Down to Marsh Lane Playing Fields with H, Nick and the kids. I’m keen to see their reaction to the former Lammas Lands. It’s a perfect late summer’s day, walking weather, great for a 14-miler, but not with a 3 year-old and a pram.

We enter the fields via a council estate off Oliver Road and over a bridge across the Dagenham Brook. Nick points out Purple Loosestrife (Lythrum salicaria) growing on the bank. A red dragonfly darts here and there. Starlings swoop across the sky gathering for migration (Nick reckons they’re bound for Siberia). Windswept long-grasses brush up against giant pylons which send black stripes across the brilliant blue sky. Nick and my 3 year-old look for caterpillars on the Marsh Ragwort. Purple-flowered wild peas. Great heavy bunches of elderberries.

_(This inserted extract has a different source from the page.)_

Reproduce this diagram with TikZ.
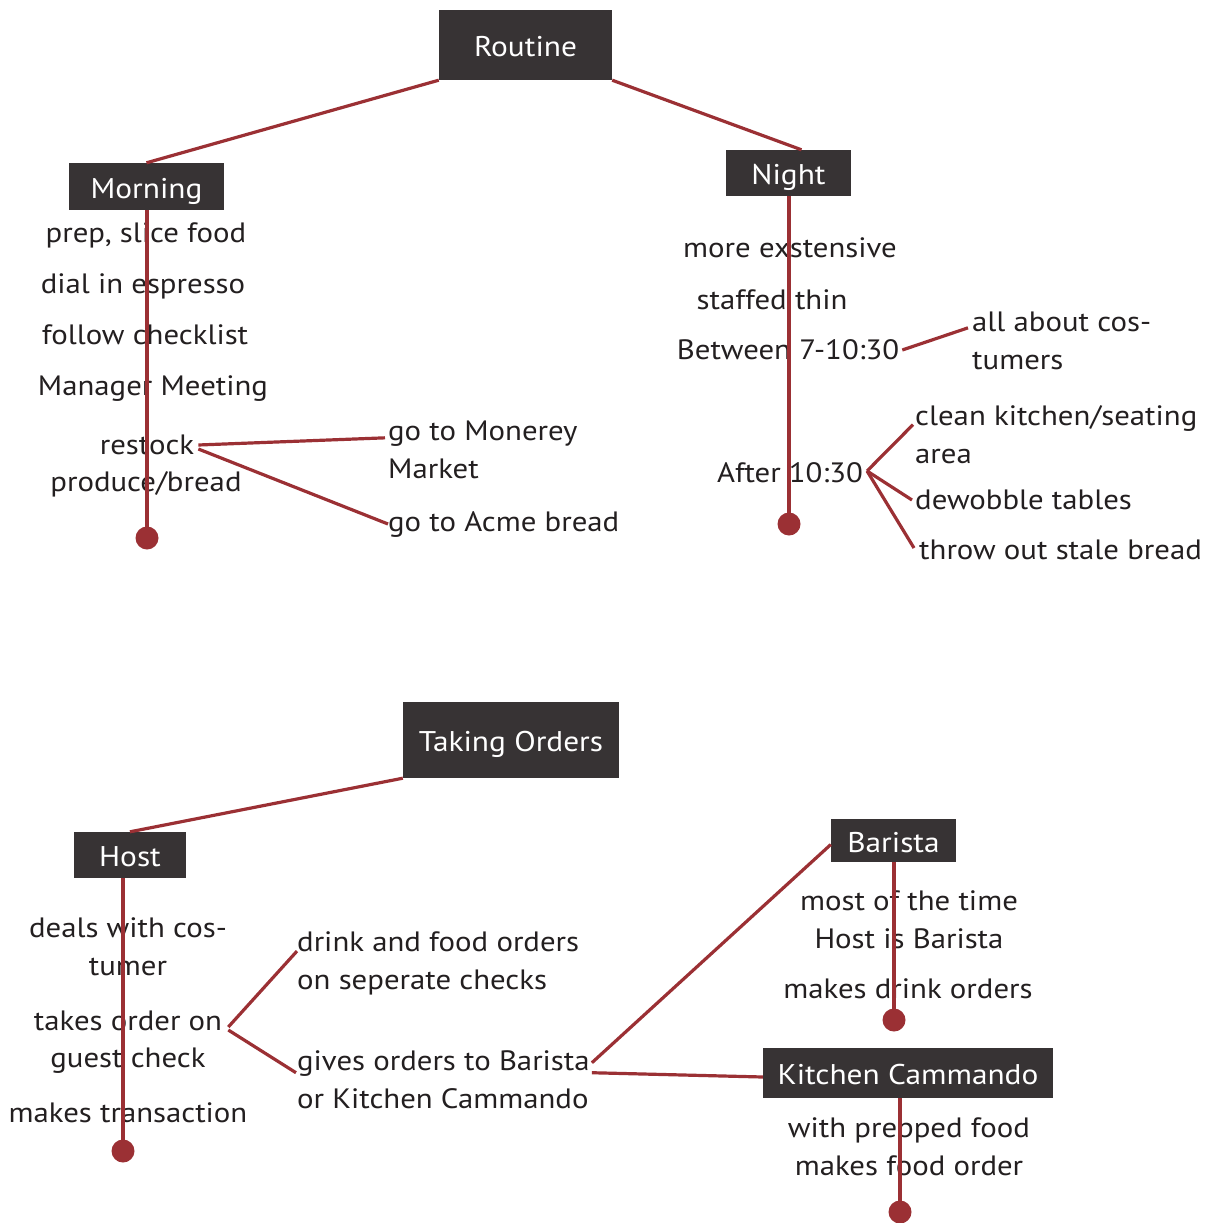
\documentclass[tikz,border=0pt]{standalone}
\usepackage{fontspec}
\setmainfont[FakeStretch=1.1]{PT Sans}
\usetikzlibrary{calc}
\definecolor{boxc}{HTML}{373334}
\definecolor{linec}{HTML}{9B3034}
\definecolor{txtc}{HTML}{231F20}
\begin{document}
\begin{tikzpicture}[x=1pt,y=-1pt,
  hdr/.style={fill=boxc,text=white,inner sep=0pt,text height=23pt,text depth=0pt,font=\fontsize{28.5}{34}\selectfont},
  itm/.style={text=txtc,inner sep=0pt,font=\fontsize{28}{38}\selectfont,align=center},
  itml/.style={itm,align=left,anchor=west},
  conn/.style={draw=linec,line width=3.2pt},
  enddot/.style={circle,fill=linec,inner sep=0pt,minimum size=23pt}]
\useasboundingbox (0,0) rectangle (1212,1223);
% ---------- top tree ----------
\node[hdr,minimum width=173pt,minimum height=70pt] (routine) at (525.5,45) {Routine};
\node[hdr,minimum width=155pt,minimum height=47pt] (morning) at (146.5,186.5) {Morning};
\node[hdr,minimum width=125pt,minimum height=46pt] (night) at (788.5,173) {Night};

\node[itm] (m1) at (146,235) {prep, slice food};
\node[itm] (m2) at (143,286) {dial in espresso};
\node[itm] (m3) at (145,335) {follow checklist};
\node[itm] (m4) at (153,389) {Manager Meeting};
\node[itm] (m5a) at (147,445) {restock};
\node[itm] (m5b) at (146,484) {produce/bread};
\node[enddot] (mdot) at (147,538) {};
\node[itml] (mon) at (388,450) {go to Monerey\\Market};
\node[itml] (acme) at (388,525) {go to Acme bread};

\node[itm] (n1) at (790,248) {more exstensive};
\node[itm] (n2) at (772,300) {staffed thin};
\node[itm] (n3) at (788,350) {Between 7-10:30};
\node[itml] (cos) at (972,341) {all about cos-\\tumers};
\node[itm] (n4) at (790,473) {After 10:30};
\node[itml] (clean) at (915,435) {clean kitchen/seating\\area};
\node[itml] (dew) at (915,500) {dewobble tables};
\node[itml] (stale) at (919,550) {throw out stale bread};
\node[enddot] (ndot) at (789,524) {};

\draw[conn] (routine.south west) -- (morning.north);
\draw[conn] (routine.south east) -- ($(night.north)+(13,0)$);
\draw[conn] (mdot.center) -- (mdot.center |- morning.south);
\draw[conn] (ndot.center) -- (ndot.center |- night.south);
\draw[conn] ($(m5a.east)+(4,0)$) -- ($(mon.north west)+(-3,17)$);
\draw[conn] ($(m5a.east)+(4,4)$) -- ($(acme.west)+(0,-1)$);
\draw[conn] ($(n3.east)+(3,0)$) -- ($(cos.north west)+(-4,16)$);
\draw[conn] ($(n4.east)+(4,-2)$) -- ($(clean.north west)+(-2,19)$);
\draw[conn] ($(n4.east)+(4,-2)$) -- ($(dew.west)+(-3,0)$);
\draw[conn] ($(n4.east)+(4,-2)$) -- ($(stale.west)+(-5,-2)$);

% ---------- bottom tree ----------
\node[hdr,minimum width=216pt,minimum height=76pt] (taking) at (511,740) {Taking Orders};
\node[hdr,minimum width=112pt,minimum height=46pt] (host) at (130,855) {Host};
\node[hdr,minimum width=125pt,minimum height=43pt] (barista) at (893.5,840.5) {Barista};
\node[hdr,minimum width=290pt,minimum height=50pt] (kitchen) at (908,1073) {Kitchen Cammando};

\node[itm] (h1) at (128,947) {deals with cos-\\tumer};
\node[itm] (h2a) at (128,1021) {takes order on};
\node[itm] (h2b) at (128,1061) {guest check};
\node[itm] (h3) at (128,1113) {makes transaction};
\node[enddot] (hdot) at (123,1151) {};
\node[itml] (drink) at (297,963) {drink and food orders\\on seperate checks};
\node[itml] (gives) at (297,1080) {gives orders to Barista\\or Kitchen Cammando};

\node[itm] (b1) at (909,920) {most of the time\\Host is Barista};
\node[itm] (b2) at (908,989) {makes drink orders};
\node[enddot] (bdot) at (894,1020) {};
\node[itm] (k1) at (909,1147) {with prepped food\\makes food order};
\node[enddot] (kdot) at (900,1212) {};

\draw[conn] (taking.south west) -- (host.north);
\draw[conn] (hdot.center) -- (hdot.center |- host.south);
\draw[conn] (bdot.center) -- (bdot.center |- barista.south);
\draw[conn] (kdot.center) -- (kdot.center |- kitchen.south);
\draw[conn] ($(h2a.east)+(6,6)$) -- ($(drink.north west)+(0,20)$);
\draw[conn] ($(h2a.east)+(6,9)$) -- ($(gives.north west)+(-1,22)$);
\draw[conn] ($(gives.north east)+(2,12)$) -- ($(barista.west)+(0,4)$);
\draw[conn] ($(gives.north east)+(2,22)$) -- ($(kitchen.west)+(0,4)$);
\end{tikzpicture}
\end{document}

Nick rubs some Yarrow in his fingers – “used for stanching bleeding” (it was also known as Soldier’s Wortweed). There’s Black horehound and Burdock. I’m looking out for the legions of foragers that Richard Mabey wrote about in yesterday’s Guardian. But the only other people around are a family on bikes and two joggers. The Leyton & Leytonstone Guardian reported last week that this is one of the least visited open spaces in the Borough. Even Nick, who the great Londoner writer Will Self claims knows London better than anyone he knows, has never heard of it. Will it remain so unspoilt as the Olympics take over the Lea Valley?

The 3 year-old fills his pockets with stones and chases Nick up Marsh Lane.

(plant identification courtesey of Nick. He gifted me his copy of ‘Pocket Guide to Wild Flowers’ by McClintock and Fitter, 1956 at the end of the day so hopefully I’ll be able to bring a greater appreciation of the local flora to the blog in future).